### Aim
Retype the whole listing, please, keeping every line exact and dropping the pictures.

----- Dataset excerpt -----

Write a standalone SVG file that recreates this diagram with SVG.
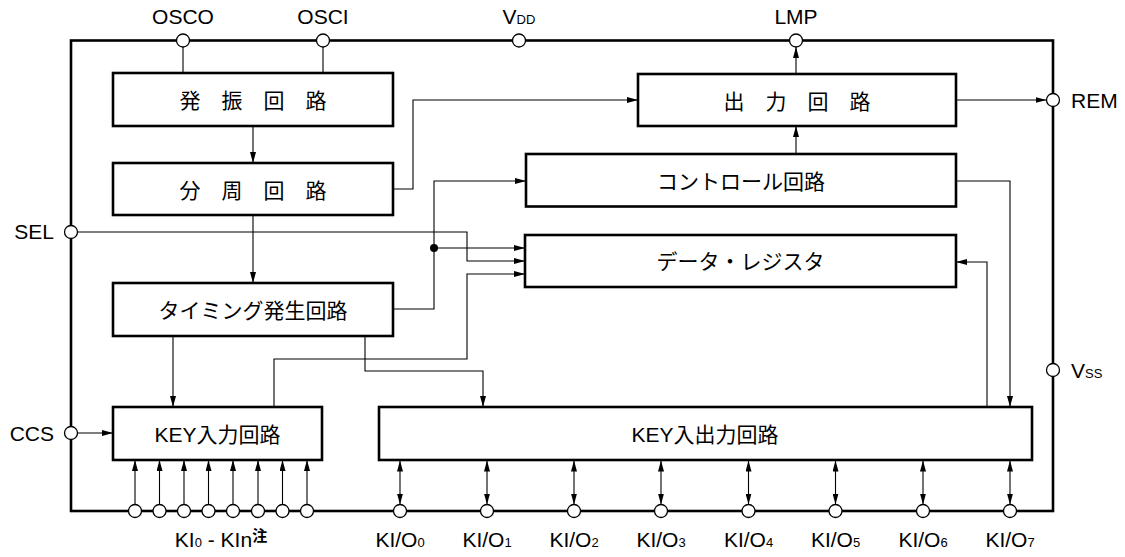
<svg xmlns="http://www.w3.org/2000/svg" width="1125" height="557" viewBox="0 0 1125 557">
<defs>
<marker id="ah" viewBox="0 0 11 6" markerWidth="11" markerHeight="6" refX="11" refY="3" orient="auto-start-reverse" markerUnits="userSpaceOnUse">
<path d="M0,0 L11,3 L0,6 z" fill="#000"/>
</marker>
<style>
.frame{fill:none;stroke:#000;stroke-width:2.6}
.box{fill:#fff;stroke:#000;stroke-width:2.6}
.pin{fill:#fff;stroke:#000;stroke-width:1.3}
.c{fill:none;stroke:#000;stroke-width:1.1}
.a{marker-end:url(#ah)}
.d{marker-start:url(#ah);marker-end:url(#ah)}
.t{font-family:"Liberation Sans","Noto Sans CJK JP",sans-serif;font-size:21px;fill:#000}
.m{text-anchor:middle}
.s{font-size:13px}
</style>
</defs>
<rect width="1125" height="557" fill="#fff"/>
<rect id="frame" class="frame" x="71" y="40.5" width="982" height="470.5"/>

<g id="connectors">
<line class="c" x1="183" y1="47" x2="183" y2="73"/>
<line class="c" x1="323" y1="47" x2="323" y2="73"/>
<line class="c a" x1="253" y1="126" x2="253" y2="163"/>
<line class="c a" x1="253" y1="215" x2="253" y2="283"/>
<polyline class="c a" points="393,189 413,189 413,100 638,100"/>
<line class="c a" x1="956" y1="100" x2="1046.5" y2="100"/>
<line class="c a" x1="796" y1="74" x2="796" y2="47"/>
<line class="c a" x1="796" y1="154" x2="796" y2="126"/>
<polyline class="c a" points="393,309 434,309 434,181 526,181"/>
<line class="c a" x1="434" y1="248" x2="525" y2="248"/>
<circle cx="434" cy="248" r="4" fill="#000"/>
<polyline class="c a" points="77.5,232 467,232 467,261 525,261"/>
<polyline class="c a" points="274,407 274,359 467,359 467,274 525,274"/>
<line class="c a" x1="173" y1="336" x2="173" y2="407"/>
<polyline class="c a" points="365,336 365,371 483,371 483,407"/>
<polyline class="c a" points="956,181 1010,181 1010,407"/>
<polyline class="c a" points="987,407 987,262 956,262"/>
<line class="c a" x1="77.5" y1="433" x2="113" y2="433"/>
<line class="c a" x1="135" y1="504.5" x2="135" y2="460"/>
<line class="c a" x1="159.5" y1="504.5" x2="159.5" y2="460"/>
<line class="c a" x1="184" y1="504.5" x2="184" y2="460"/>
<line class="c a" x1="208.5" y1="504.5" x2="208.5" y2="460"/>
<line class="c a" x1="233" y1="504.5" x2="233" y2="460"/>
<line class="c a" x1="258" y1="504.5" x2="258" y2="460"/>
<line class="c a" x1="282.5" y1="504.5" x2="282.5" y2="460"/>
<line class="c a" x1="307" y1="504.5" x2="307" y2="460"/>
<line class="c d" x1="400" y1="460.5" x2="400" y2="504.5"/>
<line class="c d" x1="487" y1="460.5" x2="487" y2="504.5"/>
<line class="c d" x1="574" y1="460.5" x2="574" y2="504.5"/>
<line class="c d" x1="661" y1="460.5" x2="661" y2="504.5"/>
<line class="c d" x1="748.5" y1="460.5" x2="748.5" y2="504.5"/>
<line class="c d" x1="835.5" y1="460.5" x2="835.5" y2="504.5"/>
<line class="c d" x1="923" y1="460.5" x2="923" y2="504.5"/>
<line class="c d" x1="1010" y1="460.5" x2="1010" y2="504.5"/>
</g>

<g id="osc">
<rect class="box" x="113" y="73" width="280" height="53"/>
<text class="t m" x="253" y="108">発　振　回　路</text>
</g>
<g id="div">
<rect class="box" x="113" y="163" width="280" height="52"/>
<text class="t m" x="253" y="197.5">分　周　回　路</text>
</g>
<g id="timing">
<rect class="box" x="113" y="283" width="280" height="53"/>
<text class="t m" x="253" y="318">タイミング発生回路</text>
</g>
<g id="keyin">
<rect class="box" x="113" y="407" width="209" height="53"/>
<text class="t m" x="217.5" y="442">KEY入力回路</text>
</g>
<g id="keyio">
<rect class="box" x="379" y="407" width="653" height="53"/>
<text class="t m" x="705" y="442">KEY入出力回路</text>
</g>
<g id="out">
<rect class="box" x="638" y="74" width="318" height="52"/>
<text class="t m" x="797" y="108.5">出　力　回　路</text>
</g>
<g id="ctrl">
<rect class="box" x="526" y="154" width="430" height="52.5"/>
<text class="t m" x="741" y="189" textLength="168" lengthAdjust="spacing">コントロール回路</text>
</g>
<g id="datareg">
<rect class="box" x="525" y="235" width="431" height="52"/>
<text class="t m" x="740.5" y="269">データ・レジスタ</text>
</g>

<g id="pins">
<circle class="pin" cx="183" cy="40.5" r="6.5"/>
<circle class="pin" cx="323" cy="40.5" r="6.5"/>
<circle class="pin" cx="519" cy="40.5" r="6.5"/>
<circle class="pin" cx="796" cy="40.5" r="6.5"/>
<circle class="pin" cx="71" cy="232" r="6.5"/>
<circle class="pin" cx="71" cy="433" r="6.5"/>
<circle class="pin" cx="1053" cy="100" r="6.5"/>
<circle class="pin" cx="1053" cy="370" r="6.5"/>
<circle class="pin" cx="135" cy="511" r="6.5"/>
<circle class="pin" cx="159.5" cy="511" r="6.5"/>
<circle class="pin" cx="184" cy="511" r="6.5"/>
<circle class="pin" cx="208.5" cy="511" r="6.5"/>
<circle class="pin" cx="233" cy="511" r="6.5"/>
<circle class="pin" cx="258" cy="511" r="6.5"/>
<circle class="pin" cx="282.5" cy="511" r="6.5"/>
<circle class="pin" cx="307" cy="511" r="6.5"/>
<circle class="pin" cx="400" cy="511" r="6.5"/>
<circle class="pin" cx="487" cy="511" r="6.5"/>
<circle class="pin" cx="574" cy="511" r="6.5"/>
<circle class="pin" cx="661" cy="511" r="6.5"/>
<circle class="pin" cx="748.5" cy="511" r="6.5"/>
<circle class="pin" cx="835.5" cy="511" r="6.5"/>
<circle class="pin" cx="923" cy="511" r="6.5"/>
<circle class="pin" cx="1010" cy="511" r="6.5"/>
</g>

<g id="labels">
<text class="t m" x="183" y="24">OSCO</text>
<text class="t m" x="323" y="24">OSCI</text>
<text class="t m" x="519" y="24">V<tspan class="s">DD</tspan></text>
<text class="t m" x="796" y="24">LMP</text>
<text class="t" x="1071" y="108">REM</text>
<text class="t" x="1071" y="378">V<tspan class="s">SS</tspan></text>
<text class="t" x="54" y="239" text-anchor="end">SEL</text>
<text class="t" x="54" y="441" text-anchor="end">CCS</text>
<text class="t m" x="221" y="547">KI<tspan class="s">0</tspan> - KIn<tspan font-size="15" font-weight="bold" dy="-6">注</tspan></text>
<text class="t m" x="400" y="547">KI/O<tspan class="s">0</tspan></text>
<text class="t m" x="487" y="547">KI/O<tspan class="s">1</tspan></text>
<text class="t m" x="574" y="547">KI/O<tspan class="s">2</tspan></text>
<text class="t m" x="661" y="547">KI/O<tspan class="s">3</tspan></text>
<text class="t m" x="748.5" y="547">KI/O<tspan class="s">4</tspan></text>
<text class="t m" x="835.5" y="547">KI/O<tspan class="s">5</tspan></text>
<text class="t m" x="923" y="547">KI/O<tspan class="s">6</tspan></text>
<text class="t m" x="1010" y="547">KI/O<tspan class="s">7</tspan></text>
</g>
</svg>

-----

### Exercise result
Write a standalone SVG file that recreates this diagram with SVG.
<svg xmlns="http://www.w3.org/2000/svg" width="1125" height="557" viewBox="0 0 1125 557">
<defs>
<marker id="ah" viewBox="0 0 11 6" markerWidth="11" markerHeight="6" refX="11" refY="3" orient="auto-start-reverse" markerUnits="userSpaceOnUse">
<path d="M0,0 L11,3 L0,6 z" fill="#000"/>
</marker>
<style>
.frame{fill:none;stroke:#000;stroke-width:2.6}
.box{fill:#fff;stroke:#000;stroke-width:2.6}
.pin{fill:#fff;stroke:#000;stroke-width:1.3}
.c{fill:none;stroke:#000;stroke-width:1.1}
.a{marker-end:url(#ah)}
.d{marker-start:url(#ah);marker-end:url(#ah)}
.t{font-family:"Liberation Sans","Noto Sans CJK JP",sans-serif;font-size:21px;fill:#000}
.m{text-anchor:middle}
.s{font-size:13px}
</style>
</defs>
<rect width="1125" height="557" fill="#fff"/>
<rect id="frame" class="frame" x="71" y="40.5" width="982" height="470.5"/>

<g id="connectors">
<line class="c" x1="183" y1="47" x2="183" y2="73"/>
<line class="c" x1="323" y1="47" x2="323" y2="73"/>
<line class="c a" x1="253" y1="126" x2="253" y2="163"/>
<line class="c a" x1="253" y1="215" x2="253" y2="283"/>
<polyline class="c a" points="393,189 413,189 413,100 638,100"/>
<line class="c a" x1="956" y1="100" x2="1046.5" y2="100"/>
<line class="c a" x1="796" y1="74" x2="796" y2="47"/>
<line class="c a" x1="796" y1="154" x2="796" y2="126"/>
<polyline class="c a" points="393,309 434,309 434,181 526,181"/>
<line class="c a" x1="434" y1="248" x2="525" y2="248"/>
<circle cx="434" cy="248" r="4" fill="#000"/>
<polyline class="c a" points="77.5,232 467,232 467,261 525,261"/>
<polyline class="c a" points="274,407 274,359 467,359 467,274 525,274"/>
<line class="c a" x1="173" y1="336" x2="173" y2="407"/>
<polyline class="c a" points="365,336 365,371 483,371 483,407"/>
<polyline class="c a" points="956,181 1010,181 1010,407"/>
<polyline class="c a" points="987,407 987,262 956,262"/>
<line class="c a" x1="77.5" y1="433" x2="113" y2="433"/>
<line class="c a" x1="135" y1="504.5" x2="135" y2="460"/>
<line class="c a" x1="159.5" y1="504.5" x2="159.5" y2="460"/>
<line class="c a" x1="184" y1="504.5" x2="184" y2="460"/>
<line class="c a" x1="208.5" y1="504.5" x2="208.5" y2="460"/>
<line class="c a" x1="233" y1="504.5" x2="233" y2="460"/>
<line class="c a" x1="258" y1="504.5" x2="258" y2="460"/>
<line class="c a" x1="282.5" y1="504.5" x2="282.5" y2="460"/>
<line class="c a" x1="307" y1="504.5" x2="307" y2="460"/>
<line class="c d" x1="400" y1="460.5" x2="400" y2="504.5"/>
<line class="c d" x1="487" y1="460.5" x2="487" y2="504.5"/>
<line class="c d" x1="574" y1="460.5" x2="574" y2="504.5"/>
<line class="c d" x1="661" y1="460.5" x2="661" y2="504.5"/>
<line class="c d" x1="748.5" y1="460.5" x2="748.5" y2="504.5"/>
<line class="c d" x1="835.5" y1="460.5" x2="835.5" y2="504.5"/>
<line class="c d" x1="923" y1="460.5" x2="923" y2="504.5"/>
<line class="c d" x1="1010" y1="460.5" x2="1010" y2="504.5"/>
</g>

<g id="osc">
<rect class="box" x="113" y="73" width="280" height="53"/>
<text class="t m" x="253" y="108">発　振　回　路</text>
</g>
<g id="div">
<rect class="box" x="113" y="163" width="280" height="52"/>
<text class="t m" x="253" y="197.5">分　周　回　路</text>
</g>
<g id="timing">
<rect class="box" x="113" y="283" width="280" height="53"/>
<text class="t m" x="253" y="318">タイミング発生回路</text>
</g>
<g id="keyin">
<rect class="box" x="113" y="407" width="209" height="53"/>
<text class="t m" x="217.5" y="442">KEY入力回路</text>
</g>
<g id="keyio">
<rect class="box" x="379" y="407" width="653" height="53"/>
<text class="t m" x="705" y="442">KEY入出力回路</text>
</g>
<g id="out">
<rect class="box" x="638" y="74" width="318" height="52"/>
<text class="t m" x="797" y="108.5">出　力　回　路</text>
</g>
<g id="ctrl">
<rect class="box" x="526" y="154" width="430" height="52.5"/>
<text class="t m" x="741" y="189" textLength="168" lengthAdjust="spacing">コントロール回路</text>
</g>
<g id="datareg">
<rect class="box" x="525" y="235" width="431" height="52"/>
<text class="t m" x="740.5" y="269">データ・レジスタ</text>
</g>

<g id="pins">
<circle class="pin" cx="183" cy="40.5" r="6.5"/>
<circle class="pin" cx="323" cy="40.5" r="6.5"/>
<circle class="pin" cx="519" cy="40.5" r="6.5"/>
<circle class="pin" cx="796" cy="40.5" r="6.5"/>
<circle class="pin" cx="71" cy="232" r="6.5"/>
<circle class="pin" cx="71" cy="433" r="6.5"/>
<circle class="pin" cx="1053" cy="100" r="6.5"/>
<circle class="pin" cx="1053" cy="370" r="6.5"/>
<circle class="pin" cx="135" cy="511" r="6.5"/>
<circle class="pin" cx="159.5" cy="511" r="6.5"/>
<circle class="pin" cx="184" cy="511" r="6.5"/>
<circle class="pin" cx="208.5" cy="511" r="6.5"/>
<circle class="pin" cx="233" cy="511" r="6.5"/>
<circle class="pin" cx="258" cy="511" r="6.5"/>
<circle class="pin" cx="282.5" cy="511" r="6.5"/>
<circle class="pin" cx="307" cy="511" r="6.5"/>
<circle class="pin" cx="400" cy="511" r="6.5"/>
<circle class="pin" cx="487" cy="511" r="6.5"/>
<circle class="pin" cx="574" cy="511" r="6.5"/>
<circle class="pin" cx="661" cy="511" r="6.5"/>
<circle class="pin" cx="748.5" cy="511" r="6.5"/>
<circle class="pin" cx="835.5" cy="511" r="6.5"/>
<circle class="pin" cx="923" cy="511" r="6.5"/>
<circle class="pin" cx="1010" cy="511" r="6.5"/>
</g>

<g id="labels">
<text class="t m" x="183" y="24">OSCO</text>
<text class="t m" x="323" y="24">OSCI</text>
<text class="t m" x="519" y="24">V<tspan class="s">DD</tspan></text>
<text class="t m" x="796" y="24">LMP</text>
<text class="t" x="1071" y="108">REM</text>
<text class="t" x="1071" y="378">V<tspan class="s">SS</tspan></text>
<text class="t" x="54" y="239" text-anchor="end">SEL</text>
<text class="t" x="54" y="441" text-anchor="end">CCS</text>
<text class="t m" x="221" y="547">KI<tspan class="s">0</tspan> - KIn<tspan font-size="15" font-weight="bold" dy="-6">注</tspan></text>
<text class="t m" x="400" y="547">KI/O<tspan class="s">0</tspan></text>
<text class="t m" x="487" y="547">KI/O<tspan class="s">1</tspan></text>
<text class="t m" x="574" y="547">KI/O<tspan class="s">2</tspan></text>
<text class="t m" x="661" y="547">KI/O<tspan class="s">3</tspan></text>
<text class="t m" x="748.5" y="547">KI/O<tspan class="s">4</tspan></text>
<text class="t m" x="835.5" y="547">KI/O<tspan class="s">5</tspan></text>
<text class="t m" x="923" y="547">KI/O<tspan class="s">6</tspan></text>
<text class="t m" x="1010" y="547">KI/O<tspan class="s">7</tspan></text>
</g>
</svg>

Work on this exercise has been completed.